Most sites see measurable ranking improvements within three to six months of restructuring content around topic clusters, assuming new cluster articles are published consistently. Full authority in a competitive niche typically takes 12–18 months of deliberate effort.
How many articles do you need to establish topical authority?
There’s no fixed number. Coverage matters more than volume. A topic cluster of 8–12 well-structured articles covering a pillar and its key subtopics can outperform a site with 50 loosely related posts. Quality, relevance, and internal linking architecture matter more than raw article count.
Can you build topical authority in a competitive niche?

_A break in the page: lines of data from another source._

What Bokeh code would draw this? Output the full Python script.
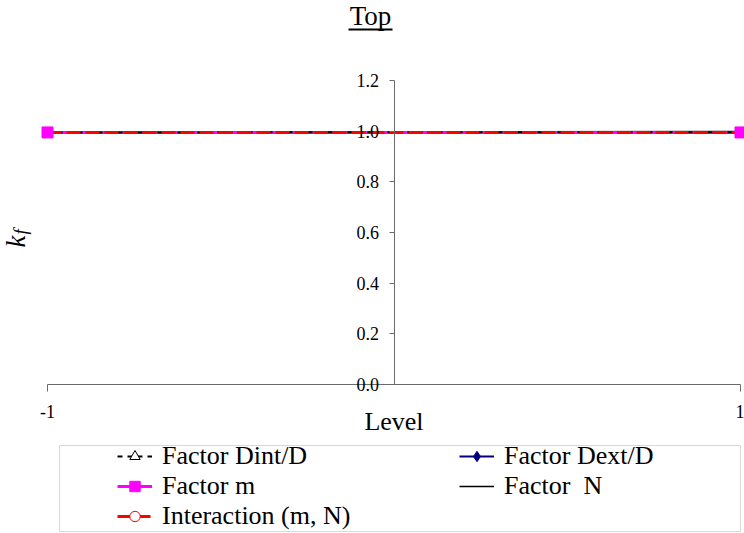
import math
from bokeh.plotting import figure
from bokeh.models import (Range1d, FixedTicker, PrintfTickFormatter, Label,
                          BoxAnnotation, Legend, LegendItem)
from bokeh.embed import file_html
from bokeh.resources import INLINE

# ---- data ----
levels = [-1, 1]
dint_d = [0.995, 0.996]
dext_d = [0.995, 0.997]
factor_m = [0.995, 0.995]
factor_n = [0.994, 0.999]
interaction_mn = [0.995, 0.995]
x_ticks = [-1, 1]
y_ticks = [0.0, 0.2, 0.4, 0.6, 0.8, 1.0, 1.2]

SERIF = "Liberation Serif"
AX = "#6b6b6b"

# ---- layout: canvas covers the whole window, plot area placed by ranges ----
W, H = 744, 533
X_LEFT_PX, X_RIGHT_PX = 47, 740      # where level -1 and 1 sit
Y_BOT_PX, Y_TOP_PX = 384, 80         # where 0.0 and 1.2 sit (from top)
ppx = (X_RIGHT_PX - X_LEFT_PX) / (x_ticks[-1] - x_ticks[0])
ppy = (Y_BOT_PX - Y_TOP_PX) / (y_ticks[-1] - y_ticks[0])
x_range = Range1d(x_ticks[0] - X_LEFT_PX / ppx, x_ticks[-1] + (W - X_RIGHT_PX) / ppx)
y_range = Range1d(y_ticks[0] - (H - Y_BOT_PX) / ppy, y_ticks[-1] + Y_TOP_PX / ppy)

p = figure(width=W, height=H, output_backend="svg", toolbar_location=None,
           x_range=x_range, y_range=y_range, min_border=0)
p.outline_line_color = None
p.grid.visible = False
p.background_fill_color = "white"
p.border_fill_color = "white"

# x axis at y = 0
xa = p.xaxis[0]
xa.fixed_location = 0
xa.bounds = (x_ticks[0], x_ticks[-1])
xa.ticker = FixedTicker(ticks=x_ticks)
xa.formatter = PrintfTickFormatter(format="%d")
xa.axis_line_color = AX
xa.major_tick_line_color = AX
xa.major_tick_out = 7
xa.major_tick_in = 0
xa.minor_tick_line_color = None
xa.major_label_text_font = SERIF
xa.major_label_text_font_size = "18px"
xa.major_label_text_color = "black"
xa.major_label_standoff = 13
xa.axis_label = "Level"
xa.axis_label_text_font = SERIF
xa.axis_label_text_font_size = "26px"
xa.axis_label_text_font_style = "normal"
xa.axis_label_text_color = "black"
xa.axis_label_standoff = -14

# y axis crossing at x = 0
ya = p.yaxis[0]
ya.fixed_location = 0
ya.bounds = (y_ticks[0], y_ticks[-1])
ya.ticker = FixedTicker(ticks=y_ticks)
ya.formatter = PrintfTickFormatter(format="%.1f")
ya.axis_line_color = AX
ya.major_tick_line_color = AX
ya.major_tick_out = 5
ya.major_tick_in = 0
ya.minor_tick_line_color = None
ya.major_label_text_font = SERIF
ya.major_label_text_font_size = "18px"
ya.major_label_text_color = "black"
ya.major_label_standoff = 10

# series
r_n = p.line(levels, factor_n, line_color="black", line_width=1.5)
r_dext = p.line(levels, dext_d, line_color="navy", line_width=2)
s_dext = p.scatter(levels, dext_d, marker="diamond", size=9,
                   fill_color="navy", line_color="navy")
r_m = p.line(levels, factor_m, line_color="magenta", line_width=3)
r_dint = p.line(levels, dint_d, line_color="black", line_width=2, line_dash="5 5")
s_dint = p.scatter(levels, dint_d, marker="triangle", size=5,
                   fill_color="white", line_color="black")
r_int = p.line(levels, interaction_mn, line_color="red", line_width=3,
               line_dash="14 5")
s_int = p.scatter(levels, interaction_mn, marker="circle", size=8,
                  fill_color="white", line_color="red")
s_m = p.scatter(levels, factor_m, marker="square", size=11,
                fill_color="magenta", line_color="magenta")

# legend (column-major fill: first column, then second)
legend = Legend(items=[
    LegendItem(label="Factor Dint/D", renderers=[r_dint, s_dint]),
    LegendItem(label="Factor m", renderers=[r_m, s_m]),
    LegendItem(label="Interaction (m, N)", renderers=[r_int, s_int]),
    LegendItem(label="Factor Dext/D", renderers=[r_dext, s_dext]),
    LegendItem(label="Factor  N", renderers=[r_n]),
], ncols=2, location=(117, 2), padding=0, margin=0, spacing=0,
    border_line_color=None, background_fill_alpha=0,
    glyph_width=35, glyph_height=26, label_height=26, label_width=297,
    label_standoff=10, label_text_font=SERIF, label_text_font_size="26px",
    label_text_color="black")
p.add_layout(legend, "center")

p.add_layout(BoxAnnotation(left=59, right=740, bottom=2, top=88,
                           left_units="screen", right_units="screen",
                           bottom_units="screen", top_units="screen",
                           fill_alpha=0, line_color="#7f7f7f", line_width=1))

# title with underline
p.add_layout(Label(x=370, y=518, x_units="screen", y_units="screen", text="Top",
                   text_align="center", text_baseline="alphabetic",
                   text_font=SERIF, text_font_size="27px", text_color="black"))
p.add_layout(BoxAnnotation(left=348, right=392, bottom=503, top=505,
                           left_units="screen", right_units="screen",
                           bottom_units="screen", top_units="screen",
                           fill_color="black", fill_alpha=1, line_color=None))

# y label k_f
p.add_layout(Label(x=15, y=286, x_units="screen", y_units="screen", text="k",
                   angle=math.pi / 2, text_align="left", text_baseline="alphabetic",
                   text_font=SERIF, text_font_style="italic", text_font_size="27px",
                   text_color="black"))
p.add_layout(Label(x=20, y=299, x_units="screen", y_units="screen", text="f",
                   angle=math.pi / 2, text_align="left", text_baseline="alphabetic",
                   text_font=SERIF, text_font_style="italic", text_font_size="19px",
                   text_color="black"))

open("out.html", "w").write(file_html(p, INLINE))
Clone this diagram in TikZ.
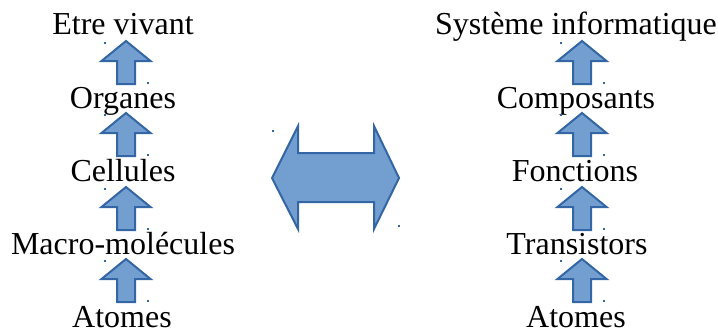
\documentclass[tikz,border=0pt]{standalone}
\usepackage{fontspec}
\setmainfont{Liberation Serif}
\definecolor{arrfill}{HTML}{729FCF}
\definecolor{arrline}{HTML}{3465A4}
\begin{document}
\begin{tikzpicture}[x=1bp,y=-1bp,
  lbl/.style={anchor=base,inner sep=0pt,font=\fontsize{32bp}{38bp}\selectfont},
  blockarr/.style={fill=arrfill,draw=arrline,line width=2bp,line join=miter},
  handle/.style={fill=arrline},
  pics/uparr/.style={code={
    \draw[blockarr] (0,0) -- (24.5,20) -- (9,20) -- (9,43) -- (-9,43) -- (-9,20) -- (-24.5,20) -- cycle;
    \fill[handle] (-22.5,0.5) rectangle (-20.5,2.5);
    \fill[handle] (21,41) rectangle (23,43);
  }}]
\useasboundingbox (0,0) rectangle (718,330);
% left column
\node[lbl] (l5) at (123,34) {Etre vivant};
\node[lbl] (l4) at (123,108) {Organes};
\node[lbl] (l3) at (123,181) {Cellules};
\node[lbl] (l2) at (123,254) {Macro-molécules};
\node[lbl] (l1) at (122,327) {Atomes};
\pic at (126,41) {uparr};
\pic at (126,113) {uparr};
\pic at (126,187) {uparr};
\pic at (126,259) {uparr};
% right column
\node[lbl] (r5) at (576,34) {Système informatique};
\node[lbl] (r4) at (576,108) {Composants};
\node[lbl] (r3) at (575,181) {Fonctions};
\node[lbl] (r2) at (577,254) {Transistors};
\node[lbl] (r1) at (576,327) {Atomes};
\pic at (582,41) {uparr};
\pic at (582,113) {uparr};
\pic at (582,187) {uparr};
\pic at (582,259) {uparr};
% double arrow
\draw[blockarr] (272,178) -- (298,126) -- (298,153) -- (374,153) -- (374,126) -- (399,178) -- (374,229) -- (374,202) -- (298,202) -- (298,229) -- cycle;
\fill[handle] (272,130) rectangle (274,132);
\fill[handle] (398,225) rectangle (400,227);
\end{tikzpicture}
\end{document}
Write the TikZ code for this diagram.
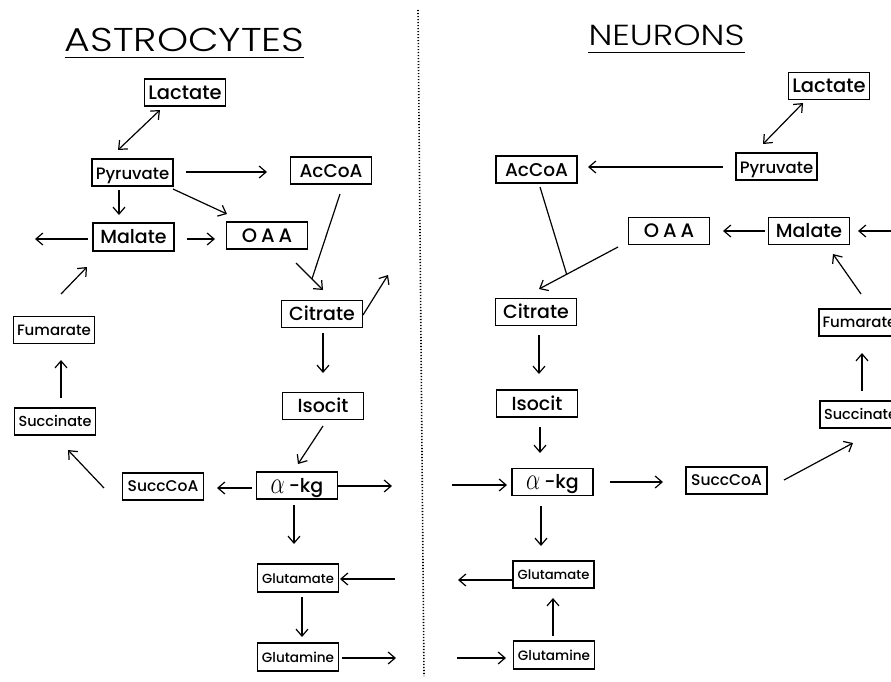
\documentclass[tikz,border=0pt]{standalone}
\usepackage{graphicx}
\usepackage{fontspec}
\IfFontExistsTF{Poppins Medium}{\setmainfont{Poppins Medium}}{\setmainfont{Poppins}}
\IfFontExistsTF{Poppins Light}{\newfontfamily\ttlfont{Poppins Light}[FakeStretch=1.2]}{\newfontfamily\ttlfont{Poppins}[FakeStretch=1.2]}
\newcommand\lblsz[1]{\fontsize{#1}{#1}\selectfont}
\newcommand\akg{\raisebox{-1pt}{\scalebox{1.3}[1.8]{$\alpha$}}\hspace{4pt}-kg}
\usetikzlibrary{arrows.meta,calc}
\begin{document}
\begin{tikzpicture}[x=1pt,y=-1pt,
  box/.style={draw, line width=1.2pt, inner sep=0pt, minimum width=81pt, minimum height=27pt,
    text height=14pt, text depth=1pt, font=\lblsz{19}},
  sbox/.style={box, text height=11pt, text depth=1pt, font=\lblsz{14}},
  ttl/.style={inner sep=0pt, font=\ttlfont\lblsz{33}},
  arr/.style={line width=1.2pt, -{Straight Barb[length=7pt,width=12pt]}},
  darr/.style={line width=1.2pt, {Straight Barb[length=7pt,width=12pt]}-{Straight Barb[length=7pt,width=12pt]}},
  ln/.style={line width=1.2pt}]
\fill[white] (0,0) rectangle (891,681);
\useasboundingbox (0,0) rectangle (891,681);
% divider
\coordinate (d1) at (418,10);
\coordinate (d2) at (424,676);
\draw[line width=1.6pt, dash pattern=on 1.2pt off 1.8pt] (d1) -- (d2);
% titles
\node[ttl] (tA) at (184.5,39.5) {ASTROCYTES};
\draw[line width=1.3pt] ([shift={(0,6)}]tA.south west) -- ([shift={(0,6)}]tA.south east);
\node[ttl, font=\ttlfont\lblsz{29}] (tN) at (666.5,35) {NEURONS};
\draw[line width=1.3pt] ([shift={(0,7)}]tN.south west) -- ([shift={(0,7)}]tN.south east);
% astrocyte nodes
\node[box, font=\lblsz{19.5}] (LacA) at (185,92.5) {Lactate};
\node[box, font=\lblsz{16.5}] (PyrA) at (132.5,172.5) {Pyruvate};
\node[box, font=\lblsz{18.5}] (AcCoAA) at (331,170.5) {AcCoA};
\node[box, minimum height=28pt] (MalA) at (133.5,237) {Malate};
\node[box, font=\lblsz{19.5}] (OAAA) at (267,235.5) {O\hspace{4pt}A\hspace{4pt}A};
\node[box] (CitA) at (322,314) {Citrate};
\node[box] (IsoA) at (323,406) {Isocit};
\node[sbox, font=\lblsz{15}] (FumA) at (54,330) {Fumarate};
\node[sbox, font=\lblsz{14.5}] (SucA) at (55,421.5) {Succinate};
\node[sbox, font=\lblsz{15.5}] (SCoAA) at (163,486.5) {SuccCoA};
\node[box] (akgA) at (297,485.5) {\akg};
\node[sbox, minimum height=28pt, font=\lblsz{13.2}] (GluA) at (298,578) {Glutamate};
\node[sbox, minimum height=28pt, font=\lblsz{13.6}] (GlnA) at (298,657) {Glutamine};
% neuron nodes
\node[box, font=\lblsz{19.5}] (LacN) at (829,86) {Lactate};
\node[box, font=\lblsz{16.5}] (PyrN) at (776.5,166.5) {Pyruvate};
\node[box, font=\lblsz{18.5}] (AcCoAN) at (536.5,169.5) {AcCoA};
\node[box, font=\lblsz{19.5}] (OAAN) at (669,231) {O\hspace{4pt}A\hspace{4pt}A};
\node[box] (MalN) at (809,231) {Malate};
\node[box] (CitN) at (536,312) {Citrate};
\node[box] (IsoN) at (537,403.5) {Isocit};
\node[sbox, font=\lblsz{15}] (FumN) at (859.5,322.5) {Fumarate};
\node[sbox, font=\lblsz{14.5}] (SucN) at (860.5,414.5) {Succinate};
\node[box] (akgN) at (552.5,482) {\akg};
\node[sbox, font=\lblsz{15.5}] (SCoAN) at (726.5,480.5) {SuccCoA};
\node[sbox, font=\lblsz{13.2}] (GluN) at (553.5,574.5) {Glutamate};
\node[sbox, minimum height=28pt, font=\lblsz{13.6}] (GlnN) at (554,655) {Glutamine};
% free ends
\coordinate (fA1) at (35,239);
\coordinate (fA2) at (388,275);
\coordinate (fA3) at (392,486);
\coordinate (fA4) at (395,579);
\coordinate (fA5) at (396,658);
\coordinate (fN1) at (896,231);
\coordinate (fN2) at (452,485);
\coordinate (fN3) at (458,580);
\coordinate (fN4) at (457,658);
% astrocyte connectors
\draw[darr] ([shift={(-25,17.5)}]LacA.center) -- ([shift={(-14.5,-22.5)}]PyrA.center);
\draw[arr] ([shift={(53.5,-0.5)}]PyrA.center) -- ([shift={(-64,1.5)}]AcCoAA.center);
\draw[arr] ([shift={(-13.5,17.5)}]PyrA.center) -- ([shift={(-14.5,-22)}]MalA.center);
\draw[arr] ([shift={(40.5,16.5)}]PyrA.center) -- ([shift={(-40,-21.5)}]OAAA.center);
\draw[arr] ([shift={(-45.5,2)}]MalA.center) -- (fA1);
\draw[arr] ([shift={(53.5,2)}]MalA.center) -- ([shift={(-52,3.5)}]OAAA.center);
\draw[arr] ([shift={(29,27.5)}]OAAA.center) -- coordinate[pos=0.59] (jA) ([shift={(1,-24)}]CitA.center);
\draw[ln] ([shift={(9,23.5)}]AcCoAA.center) -- (jA);
\draw[arr] ([shift={(41,1)}]CitA.center) -- (fA2);
\draw[arr] ([shift={(1,19)}]CitA.center) -- ([shift={(0,-33)}]IsoA.center);
\draw[arr] ([shift={(0,20)}]IsoA.center) -- ([shift={(1,-21.5)}]akgA.center);
\draw[arr] ([shift={(7,-36)}]FumA.center) -- ([shift={(-46.5,30)}]MalA.center);
\draw[arr] ([shift={(6,-23.5)}]SucA.center) -- ([shift={(7,30)}]FumA.center);
\draw[arr] ([shift={(-59,1.5)}]SCoAA.center) -- ([shift={(13,28.5)}]SucA.center);
\draw[arr] ([shift={(-45,2.5)}]akgA.center) -- ([shift={(54,1.5)}]SCoAA.center);
\draw[arr] ([shift={(40,0.5)}]akgA.center) -- (fA3);
\draw[arr] ([shift={(-3,19.5)}]akgA.center) -- ([shift={(-4,-34)}]GluA.center);
\draw[arr] (fA4) -- ([shift={(42,1)}]GluA.center);
\draw[arr] ([shift={(4,19)}]GluA.center) -- ([shift={(4,-20)}]GlnA.center);
\draw[arr] ([shift={(44,1)}]GlnA.center) -- (fA5);
% neuron connectors
\draw[darr] ([shift={(-26,17)}]LacN.center) -- ([shift={(-13.5,-22.5)}]PyrN.center);
\draw[arr] ([shift={(-53.5,0.5)}]PyrN.center) -- ([shift={(51.5,-2.5)}]AcCoAN.center);
\draw[arr] ([shift={(-51,16)}]OAAN.center) -- coordinate[pos=0.65] (jN) ([shift={(3,-23)}]CitN.center);
\draw[ln] ([shift={(3.5,17.5)}]AcCoAN.center) -- (jN);
\draw[arr] ([shift={(-44,0)}]MalN.center) -- ([shift={(54,0)}]OAAN.center);
\draw[arr] (fN1) -- ([shift={(49,0)}]MalN.center);
\draw[arr] ([shift={(1.5,-28.5)}]FumN.center) -- ([shift={(24,23)}]MalN.center);
\draw[arr] ([shift={(1.5,-23.5)}]SucN.center) -- ([shift={(2.5,30.5)}]FumN.center);
\draw[arr] ([shift={(57.5,-0.5)}]SCoAN.center) -- ([shift={(-7.5,28.5)}]SucN.center);
\draw[arr] ([shift={(57.5,0)}]akgN.center) -- ([shift={(-63.5,1.5)}]SCoAN.center);
\draw[arr] (fN2) -- ([shift={(-45.5,3)}]akgN.center);
\draw[arr] ([shift={(3,23)}]CitN.center) -- ([shift={(2,-29.5)}]IsoN.center);
\draw[arr] ([shift={(3,23.5)}]IsoN.center) -- ([shift={(-12.5,-29)}]akgN.center);
\draw[arr] ([shift={(-11.5,24)}]akgN.center) -- ([shift={(-12.5,-28.5)}]GluN.center);
\draw[arr] ([shift={(-40.5,5.5)}]GluN.center) -- (fN3);
\draw[arr] ([shift={(-1,-19)}]GlnN.center) -- ([shift={(-0.5,23.5)}]GluN.center);
\draw[arr] (fN4) -- ([shift={(-48,3)}]GlnN.center);
\end{tikzpicture}
\end{document}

Yes – by narrowing your focus rather than broadening it. Targeting a specific sub-niche or audience segment within a competitive category is often more effective than trying to compete on the broadest terms. Deep coverage of a narrower subject builds authority faster than shallow coverage of a wide one.
The Practical Takeaway
Topical authority isn’t a tactic – it’s a structural decision about how you build your content program. The sites that win in organic search over the next three to five years won’t be the ones publishing the most; they’ll be the ones that own a subject completely in the eyes of both Google and their buyers.
Start by auditing what you already have. Map it against your core topics. Identify the gaps. Then build systematically – pillar first, clusters around it, internal links connecting everything. That sequence, done with discipline, is what Google actually rewards.